Go Back   nV News Forums > Linux Support Forums > NVIDIA Linux

Newegg Daily Deals

Reply
 
Thread Tools
Old 02-25-12, 07:09 AM   #1
eudoxos
Registered User
 
Join Date: Feb 2012
Posts: 5
Default CUDA ok, OpenCL crashes in libcuda.so

Running Linux, I have nVidia driver 290.10, CUDA and the nVidia GPU computing SDK installed (latest downloadable versions). The card is a GTX560Ti; it not used as graphics card in the computer anymore, an ATI card is. The nVidia card is detected just fine, I can run CUDA programs on it.

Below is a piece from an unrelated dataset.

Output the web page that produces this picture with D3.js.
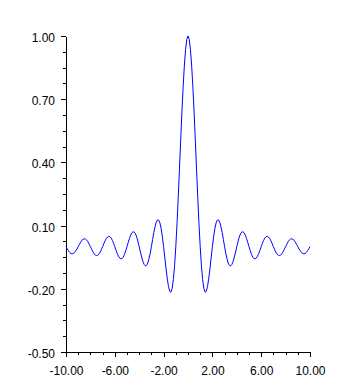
<!DOCTYPE html>
<html>
<head>
<meta charset="utf-8">
<script src="https://cdn.jsdelivr.net/npm/d3@7"></script>
<style>
  html, body { margin: 0; padding: 0; background: #fff; }
  svg { display: block; }
  .axis text { font-family: "Liberation Sans", Arial, sans-serif; font-size: 12px; fill: #000; }
  .axis path, .axis line { stroke: #000; shape-rendering: crispEdges; }
</style>
</head>
<body>
<svg id="chart" width="355" height="385"></svg>
<script>
// sample positions along x
const xValues = [
  -10.0, -9.9, -9.8, -9.7, -9.6, -9.5, -9.4, -9.3, -9.2, -9.1,
  -9.0, -8.9, -8.8, -8.7, -8.6, -8.5, -8.4, -8.3, -8.2, -8.1,
  -8.0, -7.9, -7.8, -7.7, -7.6, -7.5, -7.4, -7.3, -7.2, -7.1,
  -7.0, -6.9, -6.8, -6.7, -6.6, -6.5, -6.4, -6.3, -6.2, -6.1,
  -6.0, -5.9, -5.8, -5.7, -5.6, -5.5, -5.4, -5.3, -5.2, -5.1,
  -5.0, -4.9, -4.8, -4.7, -4.6, -4.5, -4.4, -4.3, -4.2, -4.1,
  -4.0, -3.9, -3.8, -3.7, -3.6, -3.5, -3.4, -3.3, -3.2, -3.1,
  -3.0, -2.9, -2.8, -2.7, -2.6, -2.5, -2.4, -2.3, -2.2, -2.1,
  -2.0, -1.9, -1.8, -1.7, -1.6, -1.5, -1.4, -1.3, -1.2, -1.1,
  -1.0, -0.9, -0.8, -0.7, -0.6, -0.5, -0.4, -0.3, -0.2, -0.1,
  0.0,
  0.1, 0.2, 0.3, 0.4, 0.5, 0.6, 0.7, 0.8, 0.9, 1.0,
  1.1, 1.2, 1.3, 1.4, 1.5, 1.6, 1.7, 1.8, 1.9, 2.0,
  2.1, 2.2, 2.3, 2.4, 2.5, 2.6, 2.7, 2.8, 2.9, 3.0,
  3.1, 3.2, 3.3, 3.4, 3.5, 3.6, 3.7, 3.8, 3.9, 4.0,
  4.1, 4.2, 4.3, 4.4, 4.5, 4.6, 4.7, 4.8, 4.9, 5.0,
  5.1, 5.2, 5.3, 5.4, 5.5, 5.6, 5.7, 5.8, 5.9, 6.0,
  6.1, 6.2, 6.3, 6.4, 6.5, 6.6, 6.7, 6.8, 6.9, 7.0,
  7.1, 7.2, 7.3, 7.4, 7.5, 7.6, 7.7, 7.8, 7.9, 8.0,
  8.1, 8.2, 8.3, 8.4, 8.5, 8.6, 8.7, 8.8, 8.9, 9.0,
  9.1, 9.2, 9.3, 9.4, 9.5, 9.6, 9.7, 9.8, 9.9, 10.0
];
// curve values
const yValues = [
  0.000, -0.010, -0.019, -0.027, -0.032, -0.034, -0.032, -0.028, -0.020, -0.011,
  0.000, 0.011, 0.021, 0.030, 0.035, 0.037, 0.036, 0.031, 0.023, 0.012,
  0.000, -0.012, -0.024, -0.033, -0.040, -0.042, -0.041, -0.035, -0.026, -0.014,
  0.000, 0.014, 0.028, 0.038, 0.046, 0.049, 0.047, 0.041, 0.030, 0.016,
  0.000, -0.017, -0.032, -0.045, -0.054, -0.058, -0.056, -0.049, -0.036, -0.019,
  0.000, 0.020, 0.039, 0.055, 0.066, 0.071, 0.069, 0.060, 0.045, 0.024,
  0.000, -0.025, -0.049, -0.070, -0.084, -0.091, -0.089, -0.078, -0.058, -0.032,
  0.000, 0.034, 0.067, 0.095, 0.116, 0.127, 0.126, 0.112, 0.085, 0.047,
  0.000, -0.052, -0.104, -0.151, -0.189, -0.212, -0.216, -0.198, -0.156, -0.089,
  0.000, 0.109, 0.234, 0.368, 0.505, 0.637, 0.757, 0.858, 0.935, 0.984,
  1.000,
  0.984, 0.935, 0.858, 0.757, 0.637, 0.505, 0.368, 0.234, 0.109, 0.000,
  -0.089, -0.156, -0.198, -0.216, -0.212, -0.189, -0.151, -0.104, -0.052, 0.000,
  0.047, 0.085, 0.112, 0.126, 0.127, 0.116, 0.095, 0.067, 0.034, 0.000,
  -0.032, -0.058, -0.078, -0.089, -0.091, -0.084, -0.070, -0.049, -0.025, 0.000,
  0.024, 0.045, 0.060, 0.069, 0.071, 0.066, 0.055, 0.039, 0.020, 0.000,
  -0.019, -0.036, -0.049, -0.056, -0.058, -0.054, -0.045, -0.032, -0.017, 0.000,
  0.016, 0.030, 0.041, 0.047, 0.049, 0.046, 0.038, 0.028, 0.014, 0.000,
  -0.014, -0.026, -0.035, -0.041, -0.042, -0.040, -0.033, -0.024, -0.012, 0.000,
  0.012, 0.023, 0.031, 0.036, 0.037, 0.035, 0.030, 0.021, 0.011, 0.000,
  -0.011, -0.020, -0.028, -0.032, -0.034, -0.032, -0.027, -0.019, -0.010, 0.000
];
const xMajorTicks = [-10, -6, -2, 2, 6, 10];
const xMinorTicks = [-9, -8, -7, -5, -4, -3, -1, 0, 1, 3, 4, 5, 7, 8, 9];
const yMajorTicks = [-0.5, -0.2, 0.1, 0.4, 0.7, 1.0];
const yMinorTicks = [-0.425, -0.35, -0.275, -0.125, -0.05, 0.025, 0.175, 0.25, 0.325, 0.475, 0.55, 0.625, 0.775, 0.85, 0.925];

const svg = d3.select("#chart");
const x = d3.scaleLinear().domain([-10, 10]).range([66, 310]);
const y = d3.scaleLinear().domain([-0.5, 1.0]).range([352, 36]);
const fmt = d3.formatLocale({decimal: ".", thousands: ",", grouping: [3], currency: ["", ""], minus: "-"}).format(".2f");

// x axis
svg.append("g").attr("class", "axis").attr("transform", "translate(0,352)")
  .call(d3.axisBottom(x).tickValues(xMinorTicks).tickSize(3).tickSizeOuter(0).tickFormat(""));
svg.append("g").attr("class", "axis").attr("transform", "translate(0,352)")
  .call(d3.axisBottom(x).tickValues(xMajorTicks).tickSize(5).tickSizeOuter(0).tickPadding(9).tickFormat(fmt));

// y axis
svg.append("g").attr("class", "axis").attr("transform", "translate(66,0)")
  .call(d3.axisLeft(y).tickValues(yMinorTicks).tickSize(3).tickSizeOuter(0).tickFormat(""));
const yAx = svg.append("g").attr("class", "axis").attr("transform", "translate(66,0)")
  .call(d3.axisLeft(y).tickValues(yMajorTicks).tickSize(5).tickSizeOuter(0).tickPadding(6).tickFormat(fmt));
yAx.selectAll("text").attr("dy", "0.45em");
svg.selectAll(".axis .domain").attr("stroke", "#000");

// curve
const pts = xValues.map((v, i) => [v, yValues[i]]);
svg.append("path")
  .datum(pts)
  .attr("fill", "none")
  .attr("stroke", "#0000ff")
  .attr("stroke-width", 1)
  .attr("d", d3.line().x(d => x(d[0])).y(d => y(d[1])));
</script>
</body>
</html>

OpenCL runtime reports the platform / device correctly as NVIDIA CUDA / GeForce GTX 560 Ti, but whenever I run some code on it, it reports error compiling the program (which is compiled just fine by both Intel and AMD SDK's), i.e. clBuildProgram returns CL_BUILD_PROGRAM_FAILURE and clGetProgramBuildInfo(...,CL_PROGRAM_BUILD_LOG...) crashes:

Code:
#0 __strlen_sse42 () at ../sysdeps/x86_64/multiarch/strlen-sse4.S:32
#1 0x00007ffff22c0e67 in ?? () from /usr/lib/nvidia-current/libcuda.so
#2 0x0000000000402e85 in main (argc=2, argv=0x7fffffffdfc8) at test-chain.cc:107 // this is where clGetProgramBuildInfo is called
Any hint?

(I posted this first on the nvidia forum without any response. Having comparison Intel/nVidia/ATI regarding support of OpenCL, both Intel and AMD were very reponsive when I reported bugs in their compilers. nVidia seems to be happy that it sold the card, pushing CUDA everywhere and not giving a damn about OpenCL. Am I wrong? The card was not the cheapest one, and if I ever finish the code I work on, I will definitely recommend customers to go for ATI.)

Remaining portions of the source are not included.